Parties are a Kindelberger specialty; last week he cooked up a dinner for 60 (chicken in wine, rice, salad, and bread "with just a touch of garlic"). But Dutch always tries to get to bed early; loves to lie there reading magazines and listening to his bedside radio, which has a special attachment to plug into his good ear.
Saved from the Trenches. Born in Wheeling, W.Va., where his father was a steel molder and his mother pieced out the family income papering walls at 50¢ an hour, Dutch quit high school after one year, went to work (at $5 a week) for National Tube Co., "throwing pig iron around from 7 in the morning to 5:30 at night." Later, as a civilian draftsman for the Army Engineers, he found time to take International Correspondence School courses at night, crammed in enough drafting, engineering and math to pass the entrance exams to Carnegie Tech. Dutch worked his way through a year of college (and into the presidency of the freshman class) before he decided he was wasting his time.

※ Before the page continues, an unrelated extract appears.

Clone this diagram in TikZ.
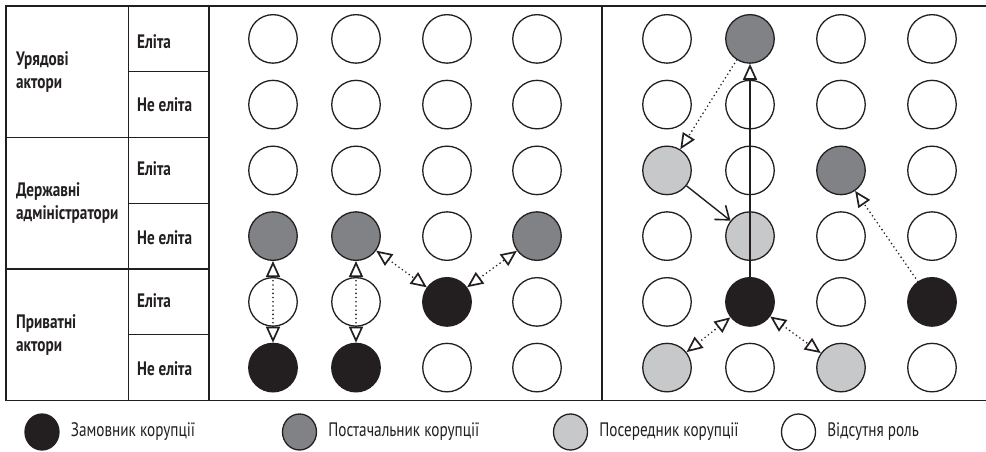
\documentclass[tikz,border=0pt]{standalone}
\usepackage{fontspec}
\setmainfont{PT Sans}[FakeStretch=0.78]
\usepackage{tikz}
\usetikzlibrary{arrows.meta,shapes.geometric,positioning}
\definecolor{inkblack}{HTML}{231F20}
\definecolor{roleclient}{HTML}{231F20}
\definecolor{rolesupplier}{HTML}{808285}
\definecolor{rolebroker}{HTML}{C7C8CA}

\begin{document}
\begin{tikzpicture}[x=1pt,y=-1pt,inkblack,
                    actor/.style={circle,draw=inkblack,line width=1.3pt,fill=white,minimum size=48.5pt,inner sep=0pt},
                    client/.style={actor,fill=roleclient},
                    supplier/.style={actor,fill=rolesupplier},
                    broker/.style={actor,fill=rolebroker},
                    legdot/.style={ellipse,draw=inkblack,line width=1.3pt,minimum width=34pt,minimum height=36pt,inner sep=0pt},
                    legtext/.style={inner sep=0pt,font=\fontsize{19.5}{22}\selectfont,right=11pt of #1},
                    grouplbl/.style={anchor=west,align=left,inner sep=0pt,font=\fontsize{19.5}{23}\selectfont\bfseries},
                    rowlbl/.style={anchor=west,inner sep=0pt,font=\fontsize{19.5}{22}\selectfont\bfseries},
                    dotline/.style={line width=1.8pt,line cap=round,dash pattern=on 0pt off 4.2pt},
                    tip/.tip={Triangle[open,length=16pt,width=14pt,line width=1.7pt]},
                    oneway/.style={dotline,-tip},
                    twoway/.style={dotline,tip-tip},
                    solidway/.style={line width=1.3pt,-tip},
                    barbway/.style={line width=1.4pt,-{Straight Barb[length=12pt,width=18pt,line width=1.6pt]}}]

  \useasboundingbox (0,0) rectangle (986,452);

  % table
  \draw[line width=1.5pt] (990,6) -- (6,6) -- (6,400.5) -- (990,400.5);
  \draw[line width=1.5pt] (128.5,6) -- (128.5,400.5)
                          (209,6) -- (209,400.5)
                          (602,6) -- (602,400.5);
  \draw[line width=1.5pt] (6,137.5) -- (209,137.5)
                          (6,269) -- (209,269);
  \draw[line width=1.3pt] (128.5,71.75) -- (209,71.75)
                          (128.5,203.25) -- (209,203.25)
                          (128.5,334.75) -- (209,334.75);

  \node[grouplbl] at (16,72)  (gov)  {Урядові\\актори};
  \node[grouplbl] at (16,203) (adm)  {Державні\\адміністратори};
  \node[grouplbl] at (16,335) (priv) {Приватні\\актори};

  \node[rowlbl] at (137,41.5)  (gov-e)   {Еліта};
  \node[rowlbl] at (137,104.6) (gov-n)   {Не еліта};
  \node[rowlbl] at (137,169)   (adm-e)   {Еліта};
  \node[rowlbl] at (137,237.5) (adm-n)   {Не еліта};
  \node[rowlbl] at (137,301)   (priv-e)  {Еліта};
  \node[rowlbl] at (137,368.6) (priv-n)  {Не еліта};

  % left panel
  \node[actor]    at (273,38.9)  (L11) {};
  \node[actor]    at (356,38.9)  (L12) {};
  \node[actor]    at (447,38.9)  (L13) {};
  \node[actor]    at (537,38.9)  (L14) {};
  \node[actor]    at (273,104.6) (L21) {};
  \node[actor]    at (356,104.6) (L22) {};
  \node[actor]    at (447,104.6) (L23) {};
  \node[actor]    at (537,104.6) (L24) {};
  \node[actor]    at (273,170.4) (L31) {};
  \node[actor]    at (356,170.4) (L32) {};
  \node[actor]    at (447,170.4) (L33) {};
  \node[actor]    at (537,170.4) (L34) {};
  \node[supplier] at (273,236.1) (L41) {};
  \node[supplier] at (356,236.1) (L42) {};
  \node[actor]    at (447,236.1) (L43) {};
  \node[supplier] at (537,236.1) (L44) {};
  \node[actor]    at (273,301.9) (L51) {};
  \node[actor]    at (356,301.9) (L52) {};
  \node[client]   at (447,301.9) (L53) {};
  \node[actor]    at (537,301.9) (L54) {};
  \node[client]   at (273,367.6) (L61) {};
  \node[client]   at (356,367.6) (L62) {};
  \node[actor]    at (447,367.6) (L63) {};
  \node[actor]    at (537,367.6) (L64) {};

  % right panel
  \node[actor]    at (667,38.9)  (R11) {};
  \node[supplier] at (750,38.9)  (R12) {};
  \node[actor]    at (841,38.9)  (R13) {};
  \node[actor]    at (932,38.9)  (R14) {};
  \node[actor]    at (667,104.6) (R21) {};
  \node[actor]    at (750,104.6) (R22) {};
  \node[actor]    at (841,104.6) (R23) {};
  \node[actor]    at (932,104.6) (R24) {};
  \node[broker]   at (667,170.4) (R31) {};
  \node[actor]    at (750,170.4) (R32) {};
  \node[supplier] at (841,170.4) (R33) {};
  \node[actor]    at (932,170.4) (R34) {};
  \node[actor]    at (667,236.1) (R41) {};
  \node[broker]   at (750,236.1) (R42) {};
  \node[actor]    at (841,236.1) (R43) {};
  \node[actor]    at (932,236.1) (R44) {};
  \node[actor]    at (667,301.9) (R51) {};
  \node[client]   at (750,301.9) (R52) {};
  \node[actor]    at (841,301.9) (R53) {};
  \node[client]   at (932,301.9) (R54) {};
  \node[broker]   at (667,367.6) (R61) {};
  \node[actor]    at (750,367.6) (R62) {};
  \node[broker]   at (841,367.6) (R63) {};
  \node[actor]    at (932,367.6) (R64) {};

  \path (L41) edge[twoway] (L61)
        (L42) edge[twoway] (L62)
              edge[twoway] (L53)
        (L53) edge[twoway] (L44);

  \path (R52) edge[solidway] (R12)
              edge[twoway] (R61)
              edge[twoway] (R63)
        (R12) edge[oneway] (R31)
        (R31) edge[barbway] (R42)
        (R54) edge[oneway] (R33);

  % legend
  \node[legdot,fill=roleclient]   at (42,432)    (lg1) {};
  \node[legdot,fill=rolesupplier] at (299.5,432) (lg2) {};
  \node[legdot,fill=rolebroker]   at (570.5,432) (lg3) {};
  \node[legdot,fill=white]        at (798.5,432) (lg4) {};
  \node[legtext=lg1] (lt1) {Замовник корупції};
  \node[legtext=lg2] (lt2) {Постачальник корупції};
  \node[legtext=lg3] (lt3) {Посередник корупції};
  \node[legtext=lg4] (lt4) {Відсутня роль};

\end{tikzpicture}
\end{document}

In 1917 he enlisted in the Signal Corps, whose few planes were the forerunners of the Air Corps. Says he: "I just didn't want to end up in a trench." Flying came hard to Private Kindelberger; landings came harder. He once smashed up a plane, then brashly stepped from the wreckage and blamed it all on defective materials.

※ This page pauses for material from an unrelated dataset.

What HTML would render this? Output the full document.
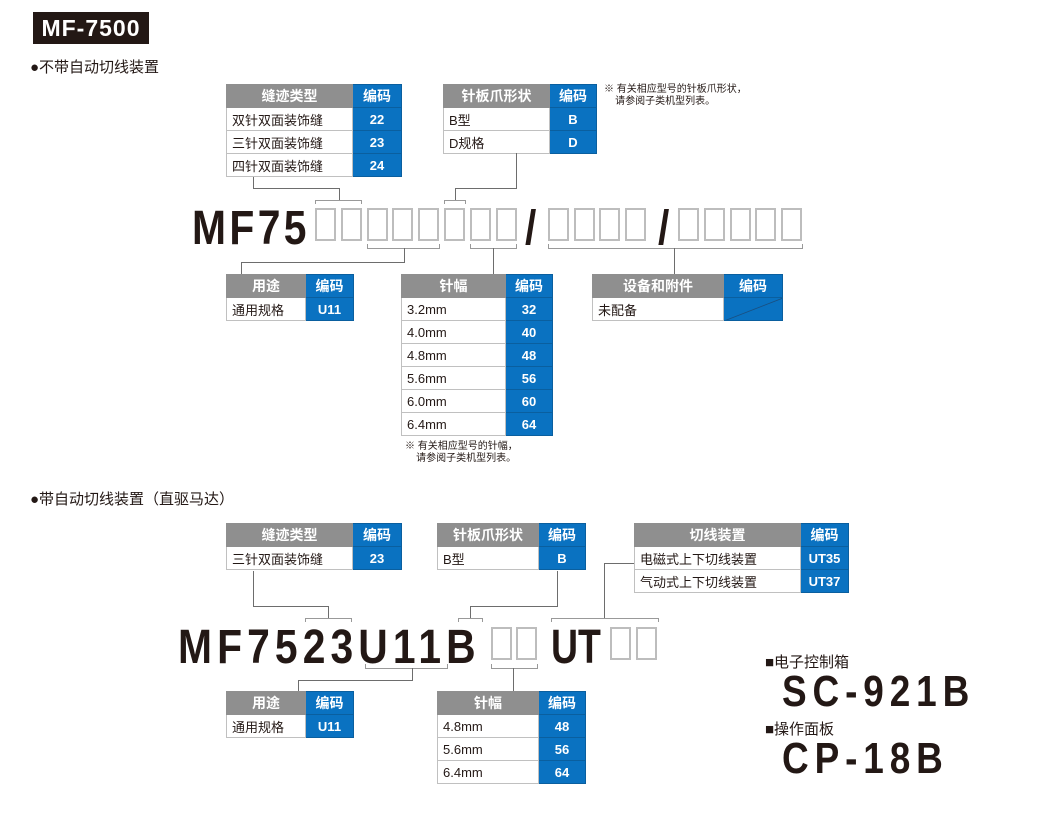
<!DOCTYPE html>
<html><head><meta charset="utf-8">
<style>
*{margin:0;padding:0;box-sizing:border-box}
body{width:1060px;height:818px;background:#fff;position:relative;overflow:hidden;font-family:"Liberation Sans","Noto Sans CJK SC",sans-serif;color:#231815}
.a{position:absolute}
table{position:absolute;border-collapse:collapse;font-size:13px;table-layout:fixed}
td{border:1px solid #c0c0c0;height:23px;padding:0 0 0 5px;white-space:nowrap;overflow:hidden}
th{height:23px;background:#8f8f8f;color:#fff;font-weight:bold;font-size:14px;border:1px solid #8f8f8f}
th.c,td.c{background:#0a72c1;color:#fff;font-weight:bold;text-align:center;padding:0;border:1px solid #0a5f9f}
.big{position:absolute;font-weight:bold;font-size:48px;letter-spacing:4px;line-height:1;color:#231815;transform:scaleX(0.85);transform-origin:0 0;white-space:nowrap}
.box{position:absolute;width:21px;height:33px;border:2px solid #bdbdbd}
.l{position:absolute;background:#6d6d6d}
.note{position:absolute;font-size:10px;line-height:12px}
.h{position:absolute;font-size:15px;font-weight:bold}
</style></head><body>
<div class="a" style="left:33px;top:12px;width:116px;height:32px;background:#231815;color:#fff;font-weight:bold;font-size:23px;line-height:32px;text-align:center;letter-spacing:1px">MF-7500</div>
<div class="h" style="left:30px;top:56px;font-weight:normal">●不带自动切线装置</div>

<table style="left:226px;top:84px;width:175px"><colgroup><col style="width:126px"><col style="width:49px"></colgroup>
<tr><th>缝迹类型</th><th class="c">编码</th></tr>
<tr><td>双针双面装饰缝</td><td class="c">22</td></tr>
<tr><td>三针双面装饰缝</td><td class="c">23</td></tr>
<tr><td>四针双面装饰缝</td><td class="c">24</td></tr></table>

<table style="left:443px;top:84px;width:153px"><colgroup><col style="width:106px"><col style="width:47px"></colgroup>
<tr><th>针板爪形状</th><th class="c">编码</th></tr>
<tr><td>B型</td><td class="c">B</td></tr>
<tr><td>D规格</td><td class="c">D</td></tr></table>
<div class="note" style="left:604px;top:84px">※ 有关相应型号的针板爪形状，<br>&nbsp;&nbsp;&nbsp;&nbsp;请参阅子类机型列表。</div>

<div class="big" style="left:192px;top:205px">MF75</div>
<div class="box" style="left:315px;top:208px"></div><div class="box" style="left:341px;top:208px"></div><div class="box" style="left:367px;top:208px"></div><div class="box" style="left:392px;top:208px"></div><div class="box" style="left:418px;top:208px"></div><div class="box" style="left:444px;top:208px"></div><div class="box" style="left:470px;top:208px"></div><div class="box" style="left:496px;top:208px"></div>
<div class="big" style="left:525px;top:205px">/</div>
<div class="box" style="left:548px;top:208px"></div><div class="box" style="left:574px;top:208px"></div><div class="box" style="left:599px;top:208px"></div><div class="box" style="left:625px;top:208px"></div>
<div class="big" style="left:658px;top:205px">/</div>
<div class="box" style="left:678px;top:208px"></div><div class="box" style="left:704px;top:208px"></div><div class="box" style="left:730px;top:208px"></div><div class="box" style="left:755px;top:208px"></div><div class="box" style="left:781px;top:208px"></div>

<div class="l" style="left:253px;top:177px;width:1px;height:11px"></div>
<div class="l" style="left:253px;top:188px;width:86px;height:1px"></div>
<div class="l" style="left:339px;top:188px;width:1px;height:12px"></div>
<div class="l" style="left:315px;top:200px;width:47px;height:1px;background:#999"></div>
<div class="l" style="left:315px;top:200px;width:1px;height:4px;background:#999"></div><div class="l" style="left:361px;top:200px;width:1px;height:4px;background:#999"></div>
<div class="l" style="left:516px;top:153px;width:1px;height:35px"></div>
<div class="l" style="left:455px;top:188px;width:62px;height:1px"></div>
<div class="l" style="left:455px;top:188px;width:1px;height:12px"></div>
<div class="l" style="left:444px;top:200px;width:22px;height:1px;background:#999"></div>
<div class="l" style="left:444px;top:200px;width:1px;height:4px;background:#999"></div><div class="l" style="left:465px;top:200px;width:1px;height:4px;background:#999"></div>
<div class="l" style="left:367px;top:248px;width:73px;height:1px;background:#999"></div>
<div class="l" style="left:367px;top:244px;width:1px;height:4px;background:#999"></div><div class="l" style="left:439px;top:244px;width:1px;height:4px;background:#999"></div>
<div class="l" style="left:404px;top:248px;width:1px;height:14px"></div>
<div class="l" style="left:241px;top:262px;width:164px;height:1px"></div>
<div class="l" style="left:241px;top:262px;width:1px;height:12px"></div>
<div class="l" style="left:470px;top:248px;width:47px;height:1px;background:#999"></div>
<div class="l" style="left:470px;top:244px;width:1px;height:4px;background:#999"></div><div class="l" style="left:516px;top:244px;width:1px;height:4px;background:#999"></div>
<div class="l" style="left:493px;top:248px;width:1px;height:26px"></div>
<div class="l" style="left:548px;top:248px;width:255px;height:1px;background:#999"></div>
<div class="l" style="left:548px;top:244px;width:1px;height:4px;background:#999"></div><div class="l" style="left:802px;top:244px;width:1px;height:4px;background:#999"></div>
<div class="l" style="left:674px;top:248px;width:1px;height:26px"></div>

<table style="left:226px;top:274px;width:127px"><colgroup><col style="width:79px"><col style="width:48px"></colgroup>
<tr><th>用途</th><th class="c">编码</th></tr>
<tr><td>通用规格</td><td class="c">U11</td></tr></table>

<table style="left:401px;top:274px;width:151px"><colgroup><col style="width:104px"><col style="width:47px"></colgroup>
<tr><th>针幅</th><th class="c">编码</th></tr>
<tr><td>3.2mm</td><td class="c">32</td></tr>
<tr><td>4.0mm</td><td class="c">40</td></tr>
<tr><td>4.8mm</td><td class="c">48</td></tr>
<tr><td>5.6mm</td><td class="c">56</td></tr>
<tr><td>6.0mm</td><td class="c">60</td></tr>
<tr><td>6.4mm</td><td class="c">64</td></tr></table>
<div class="note" style="left:405px;top:441px">※ 有关相应型号的针幅，<br>&nbsp;&nbsp;&nbsp;&nbsp;请参阅子类机型列表。</div>

<table style="left:592px;top:274px;width:190px"><colgroup><col style="width:131px"><col style="width:59px"></colgroup>
<tr><th>设备和附件</th><th class="c">编码</th></tr>
<tr><td>未配备</td><td class="c" style="position:relative"><svg class="a" style="left:0;top:0" width="59" height="23"><line x1="0" y1="23" x2="59" y2="0" stroke="#1a4f80" stroke-width="0.8"/></svg></td></tr></table>

<div class="h" style="left:30px;top:488px;font-weight:normal">●带自动切线装置（直驱马达）</div>

<table style="left:226px;top:523px;width:175px"><colgroup><col style="width:126px"><col style="width:49px"></colgroup>
<tr><th>缝迹类型</th><th class="c">编码</th></tr>
<tr><td>三针双面装饰缝</td><td class="c">23</td></tr></table>

<table style="left:437px;top:523px;width:148px"><colgroup><col style="width:101px"><col style="width:47px"></colgroup>
<tr><th>针板爪形状</th><th class="c">编码</th></tr>
<tr><td>B型</td><td class="c">B</td></tr></table>

<table style="left:634px;top:523px;width:214px"><colgroup><col style="width:166px"><col style="width:48px"></colgroup>
<tr><th>切线装置</th><th class="c">编码</th></tr>
<tr><td>电磁式上下切线装置</td><td class="c">UT35</td></tr>
<tr><td>气动式上下切线装置</td><td class="c">UT37</td></tr></table>

<div class="big" style="left:178px;top:624px;letter-spacing:6px">MF7523U11B</div>
<div class="box" style="left:491px;top:627px"></div><div class="box" style="left:516px;top:627px"></div>
<div class="big" style="left:551px;top:624px;letter-spacing:0;transform:scaleX(0.78)">UT</div>
<div class="box" style="left:610px;top:627px"></div><div class="box" style="left:636px;top:627px"></div>

<div class="l" style="left:253px;top:571px;width:1px;height:35px"></div>
<div class="l" style="left:253px;top:606px;width:76px;height:1px"></div>
<div class="l" style="left:328px;top:606px;width:1px;height:12px"></div>
<div class="l" style="left:305px;top:618px;width:47px;height:1px;background:#999"></div>
<div class="l" style="left:305px;top:618px;width:1px;height:4px;background:#999"></div><div class="l" style="left:351px;top:618px;width:1px;height:4px;background:#999"></div>
<div class="l" style="left:557px;top:571px;width:1px;height:35px"></div>
<div class="l" style="left:470px;top:606px;width:88px;height:1px"></div>
<div class="l" style="left:470px;top:606px;width:1px;height:12px"></div>
<div class="l" style="left:458px;top:618px;width:25px;height:1px;background:#999"></div>
<div class="l" style="left:458px;top:618px;width:1px;height:4px;background:#999"></div><div class="l" style="left:482px;top:618px;width:1px;height:4px;background:#999"></div>
<div class="l" style="left:604px;top:563px;width:30px;height:1px"></div>
<div class="l" style="left:604px;top:563px;width:1px;height:55px"></div>
<div class="l" style="left:551px;top:618px;width:108px;height:1px;background:#999"></div>
<div class="l" style="left:551px;top:618px;width:1px;height:4px;background:#999"></div><div class="l" style="left:658px;top:618px;width:1px;height:4px;background:#999"></div>
<div class="l" style="left:365px;top:668px;width:83px;height:1px;background:#999"></div>
<div class="l" style="left:365px;top:664px;width:1px;height:4px;background:#999"></div><div class="l" style="left:447px;top:664px;width:1px;height:4px;background:#999"></div>
<div class="l" style="left:412px;top:668px;width:1px;height:12px"></div>
<div class="l" style="left:298px;top:680px;width:115px;height:1px"></div>
<div class="l" style="left:298px;top:680px;width:1px;height:11px"></div>
<div class="l" style="left:491px;top:668px;width:47px;height:1px;background:#999"></div>
<div class="l" style="left:491px;top:664px;width:1px;height:4px;background:#999"></div><div class="l" style="left:537px;top:664px;width:1px;height:4px;background:#999"></div>
<div class="l" style="left:513px;top:668px;width:1px;height:23px"></div>

<table style="left:226px;top:691px;width:127px"><colgroup><col style="width:79px"><col style="width:48px"></colgroup>
<tr><th>用途</th><th class="c">编码</th></tr>
<tr><td>通用规格</td><td class="c">U11</td></tr></table>

<table style="left:437px;top:691px;width:148px"><colgroup><col style="width:101px"><col style="width:47px"></colgroup>
<tr><th>针幅</th><th class="c">编码</th></tr>
<tr><td>4.8mm</td><td class="c">48</td></tr>
<tr><td>5.6mm</td><td class="c">56</td></tr>
<tr><td>6.4mm</td><td class="c">64</td></tr></table>

<div class="h" style="left:765px;top:651px;font-weight:normal">■电子控制箱</div>
<div class="big" style="left:782px;top:670px;font-size:44px;letter-spacing:7px;transform:scaleX(0.84)">SC-921B</div>
<div class="h" style="left:765px;top:718px;font-weight:normal">■操作面板</div>
<div class="big" style="left:782px;top:737px;font-size:44px;letter-spacing:7px;transform:scaleX(0.84)">CP-18B</div>
</body></html>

Systematic Drinking. At war's end, Kindelberger answered an ad of Glenn L. Martin Co., landed a job as draftsman at $27.50 a week. For months, he worked in his old uniforms because he could not afford to buy civilian clothing, augmented his salary by teaching aviation classes , at night, developing photos in a bathroom and writing for Popular Mechanics (at $3 to $5 an article). Raised to $32 a week in 1919, he married his childhood sweetheart, Thelma Knarr. (She divorced him in 1945, and Kindelberger is now married to Helen Allen, a onetime model.)
As assistant chief engineer, Kindelberger worked on the first of Martin's famed bombers. When Martin's chief engineer, Donald Douglas, quit to start a company of his own, he asked Dutch to come along to California as engineering boss. Kindelberger acceptedbut did not arrive till five years later ("Had to save up the fare, you know"). Under Boss Engineer Kindelberger, Douglas produced the DC-1 and DC-2, laid plans for the famed DC-3. About that time, Kindelberger, up until then a teetotaler, decided to investigate drinking. With his customary zeal, he drew up a list of every drink known, systematically made and sampled each. Says he: "In my life I have made and drunk every conceivable drink, even some you had to chew. But in my old age I've learned one thing: there's nothing that beats a good Scotch on ice, with just a drop of water."